**WRITTEN INSTRUCTION**
Set down all of the data that follows word for word, without the images.

**RECORDED DATA**
· · · · ·

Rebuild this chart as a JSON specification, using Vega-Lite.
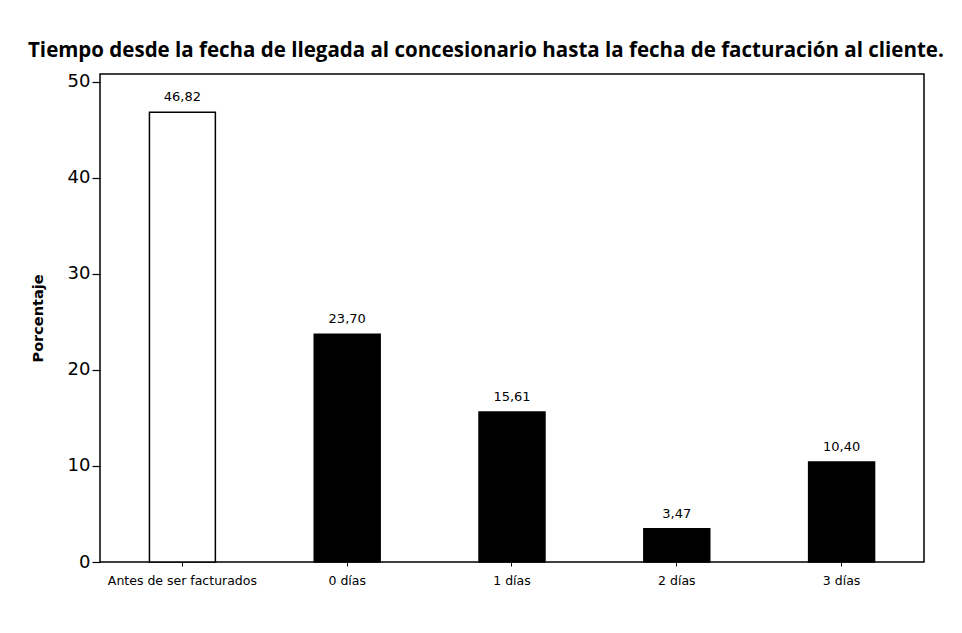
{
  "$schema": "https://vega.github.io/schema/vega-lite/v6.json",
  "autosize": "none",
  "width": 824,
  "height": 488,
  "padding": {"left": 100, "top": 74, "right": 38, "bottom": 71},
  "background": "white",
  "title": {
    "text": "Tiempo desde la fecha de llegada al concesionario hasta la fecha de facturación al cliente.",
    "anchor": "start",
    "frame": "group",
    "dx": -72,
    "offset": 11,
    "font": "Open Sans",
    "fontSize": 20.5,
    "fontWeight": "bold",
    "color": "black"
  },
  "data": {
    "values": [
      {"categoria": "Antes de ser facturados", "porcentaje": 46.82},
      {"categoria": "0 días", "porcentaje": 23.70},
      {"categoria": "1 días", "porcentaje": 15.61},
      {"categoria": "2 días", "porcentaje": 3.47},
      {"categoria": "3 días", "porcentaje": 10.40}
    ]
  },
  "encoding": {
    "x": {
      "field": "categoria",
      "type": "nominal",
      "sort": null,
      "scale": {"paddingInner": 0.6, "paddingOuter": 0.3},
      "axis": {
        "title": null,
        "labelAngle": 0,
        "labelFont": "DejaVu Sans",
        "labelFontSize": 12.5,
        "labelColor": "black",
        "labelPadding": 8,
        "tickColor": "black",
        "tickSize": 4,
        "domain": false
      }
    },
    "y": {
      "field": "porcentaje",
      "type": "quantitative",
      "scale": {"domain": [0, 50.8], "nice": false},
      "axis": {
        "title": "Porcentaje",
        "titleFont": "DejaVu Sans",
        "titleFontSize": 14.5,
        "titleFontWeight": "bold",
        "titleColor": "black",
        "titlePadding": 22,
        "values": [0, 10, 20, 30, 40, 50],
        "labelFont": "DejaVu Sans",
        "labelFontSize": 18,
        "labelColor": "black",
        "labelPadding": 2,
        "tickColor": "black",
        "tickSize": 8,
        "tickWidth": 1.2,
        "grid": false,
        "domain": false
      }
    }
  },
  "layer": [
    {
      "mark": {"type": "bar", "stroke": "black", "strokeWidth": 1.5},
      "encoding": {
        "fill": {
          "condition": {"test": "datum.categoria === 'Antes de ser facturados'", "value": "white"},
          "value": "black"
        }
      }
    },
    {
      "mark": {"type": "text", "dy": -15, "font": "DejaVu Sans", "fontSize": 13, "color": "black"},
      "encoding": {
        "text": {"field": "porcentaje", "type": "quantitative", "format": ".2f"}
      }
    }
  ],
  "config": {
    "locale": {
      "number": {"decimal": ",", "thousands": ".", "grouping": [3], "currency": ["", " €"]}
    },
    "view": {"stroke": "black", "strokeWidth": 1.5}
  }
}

· · · · ·

**EXPECTED ANSWER**
Rebuild this chart as a JSON specification, using Vega-Lite.
{
  "$schema": "https://vega.github.io/schema/vega-lite/v6.json",
  "autosize": "none",
  "width": 824,
  "height": 488,
  "padding": {"left": 100, "top": 74, "right": 38, "bottom": 71},
  "background": "white",
  "title": {
    "text": "Tiempo desde la fecha de llegada al concesionario hasta la fecha de facturación al cliente.",
    "anchor": "start",
    "frame": "group",
    "dx": -72,
    "offset": 11,
    "font": "Open Sans",
    "fontSize": 20.5,
    "fontWeight": "bold",
    "color": "black"
  },
  "data": {
    "values": [
      {"categoria": "Antes de ser facturados", "porcentaje": 46.82},
      {"categoria": "0 días", "porcentaje": 23.70},
      {"categoria": "1 días", "porcentaje": 15.61},
      {"categoria": "2 días", "porcentaje": 3.47},
      {"categoria": "3 días", "porcentaje": 10.40}
    ]
  },
  "encoding": {
    "x": {
      "field": "categoria",
      "type": "nominal",
      "sort": null,
      "scale": {"paddingInner": 0.6, "paddingOuter": 0.3},
      "axis": {
        "title": null,
        "labelAngle": 0,
        "labelFont": "DejaVu Sans",
        "labelFontSize": 12.5,
        "labelColor": "black",
        "labelPadding": 8,
        "tickColor": "black",
        "tickSize": 4,
        "domain": false
      }
    },
    "y": {
      "field": "porcentaje",
      "type": "quantitative",
      "scale": {"domain": [0, 50.8], "nice": false},
      "axis": {
        "title": "Porcentaje",
        "titleFont": "DejaVu Sans",
        "titleFontSize": 14.5,
        "titleFontWeight": "bold",
        "titleColor": "black",
        "titlePadding": 22,
        "values": [0, 10, 20, 30, 40, 50],
        "labelFont": "DejaVu Sans",
        "labelFontSize": 18,
        "labelColor": "black",
        "labelPadding": 2,
        "tickColor": "black",
        "tickSize": 8,
        "tickWidth": 1.2,
        "grid": false,
        "domain": false
      }
    }
  },
  "layer": [
    {
      "mark": {"type": "bar", "stroke": "black", "strokeWidth": 1.5},
      "encoding": {
        "fill": {
          "condition": {"test": "datum.categoria === 'Antes de ser facturados'", "value": "white"},
          "value": "black"
        }
      }
    },
    {
      "mark": {"type": "text", "dy": -15, "font": "DejaVu Sans", "fontSize": 13, "color": "black"},
      "encoding": {
        "text": {"field": "porcentaje", "type": "quantitative", "format": ".2f"}
      }
    }
  ],
  "config": {
    "locale": {
      "number": {"decimal": ",", "thousands": ".", "grouping": [3], "currency": ["", " €"]}
    },
    "view": {"stroke": "black", "strokeWidth": 1.5}
  }
}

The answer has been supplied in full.